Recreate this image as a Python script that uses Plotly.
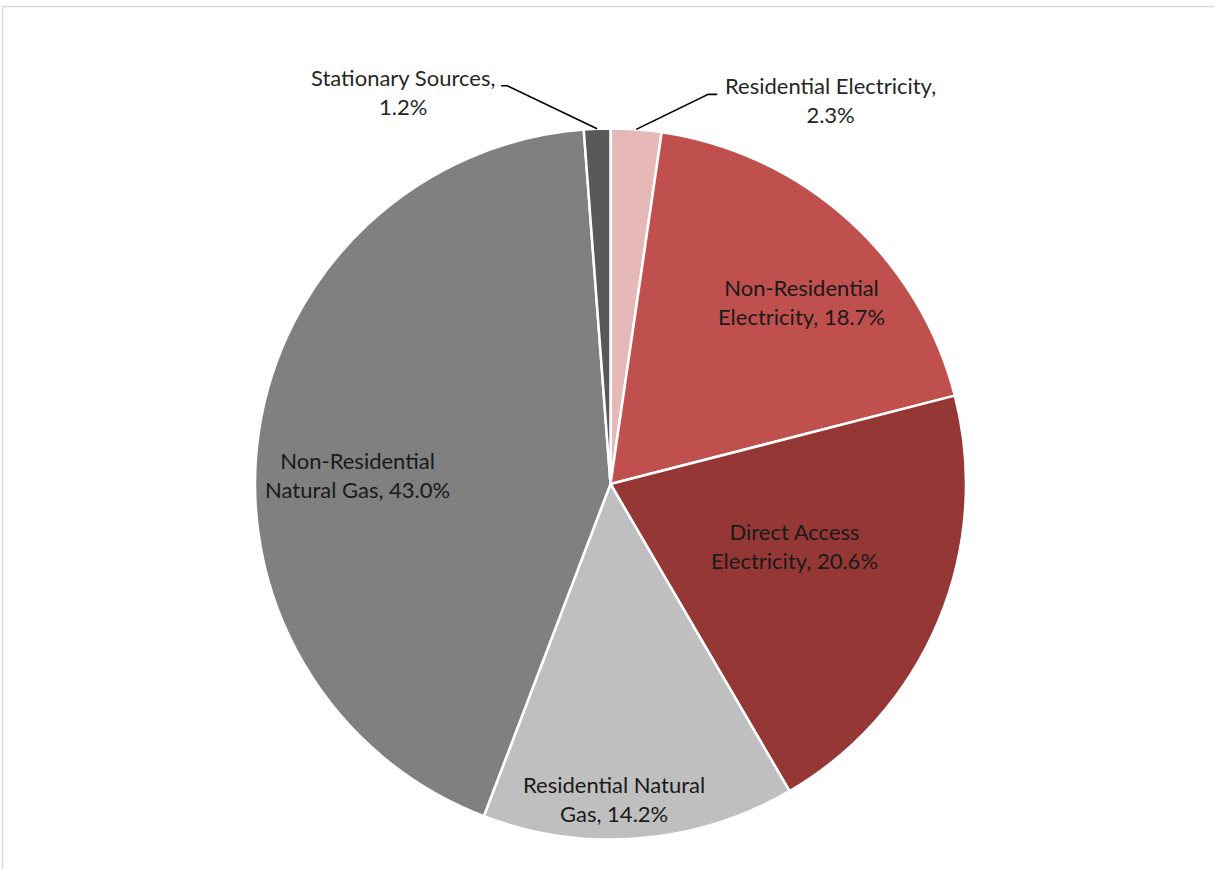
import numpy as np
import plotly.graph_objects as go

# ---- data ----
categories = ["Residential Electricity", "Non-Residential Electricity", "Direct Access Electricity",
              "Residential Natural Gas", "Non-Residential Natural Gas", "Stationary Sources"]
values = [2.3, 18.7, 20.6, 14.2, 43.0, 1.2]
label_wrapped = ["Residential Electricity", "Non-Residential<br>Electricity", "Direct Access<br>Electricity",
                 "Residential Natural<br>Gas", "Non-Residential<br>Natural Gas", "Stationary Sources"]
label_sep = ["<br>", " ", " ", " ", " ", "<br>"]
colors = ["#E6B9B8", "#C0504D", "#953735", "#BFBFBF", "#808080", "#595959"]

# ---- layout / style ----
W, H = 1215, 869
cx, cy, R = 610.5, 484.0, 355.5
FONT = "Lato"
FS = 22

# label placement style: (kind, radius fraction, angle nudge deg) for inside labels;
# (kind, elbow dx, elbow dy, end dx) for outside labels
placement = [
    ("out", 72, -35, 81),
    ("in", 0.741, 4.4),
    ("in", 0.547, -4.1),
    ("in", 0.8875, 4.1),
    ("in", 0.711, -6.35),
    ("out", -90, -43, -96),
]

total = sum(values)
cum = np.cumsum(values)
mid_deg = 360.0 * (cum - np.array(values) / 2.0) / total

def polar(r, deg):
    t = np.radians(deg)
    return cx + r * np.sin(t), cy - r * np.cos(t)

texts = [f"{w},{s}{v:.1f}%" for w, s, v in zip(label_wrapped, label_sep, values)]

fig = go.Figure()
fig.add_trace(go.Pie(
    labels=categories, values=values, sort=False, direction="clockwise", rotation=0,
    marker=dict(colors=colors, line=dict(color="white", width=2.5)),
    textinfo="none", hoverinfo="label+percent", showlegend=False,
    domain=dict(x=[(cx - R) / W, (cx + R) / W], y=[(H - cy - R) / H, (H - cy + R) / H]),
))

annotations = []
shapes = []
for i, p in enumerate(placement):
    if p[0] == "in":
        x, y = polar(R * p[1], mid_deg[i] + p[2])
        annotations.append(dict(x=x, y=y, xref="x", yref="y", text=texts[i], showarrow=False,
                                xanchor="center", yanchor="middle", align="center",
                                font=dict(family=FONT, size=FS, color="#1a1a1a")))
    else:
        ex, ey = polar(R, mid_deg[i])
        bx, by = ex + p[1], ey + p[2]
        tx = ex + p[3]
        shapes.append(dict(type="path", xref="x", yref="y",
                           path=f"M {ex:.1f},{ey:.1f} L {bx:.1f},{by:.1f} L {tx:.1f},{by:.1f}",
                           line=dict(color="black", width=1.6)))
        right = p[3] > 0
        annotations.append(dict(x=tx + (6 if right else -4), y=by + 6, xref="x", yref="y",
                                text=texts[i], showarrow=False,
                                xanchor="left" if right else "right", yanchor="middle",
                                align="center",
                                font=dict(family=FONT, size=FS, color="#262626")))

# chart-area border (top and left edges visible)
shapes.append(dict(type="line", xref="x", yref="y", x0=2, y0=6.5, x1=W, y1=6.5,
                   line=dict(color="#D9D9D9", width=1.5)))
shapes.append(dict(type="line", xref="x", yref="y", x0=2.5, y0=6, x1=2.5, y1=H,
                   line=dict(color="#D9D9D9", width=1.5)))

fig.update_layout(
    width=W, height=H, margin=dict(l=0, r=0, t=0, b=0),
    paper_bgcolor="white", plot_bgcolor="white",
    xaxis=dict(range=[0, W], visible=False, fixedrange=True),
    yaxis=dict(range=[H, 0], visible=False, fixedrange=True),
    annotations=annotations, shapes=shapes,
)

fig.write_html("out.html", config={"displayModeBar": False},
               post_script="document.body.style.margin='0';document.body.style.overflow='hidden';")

= = = = =

Repeat the lines above, starting at the first and stopping after the line that holds "import plotly.graph_objects as go", with the pictures left out.

Recreate this image as a Python script that uses Plotly.
import numpy as np
import plotly.graph_objects as go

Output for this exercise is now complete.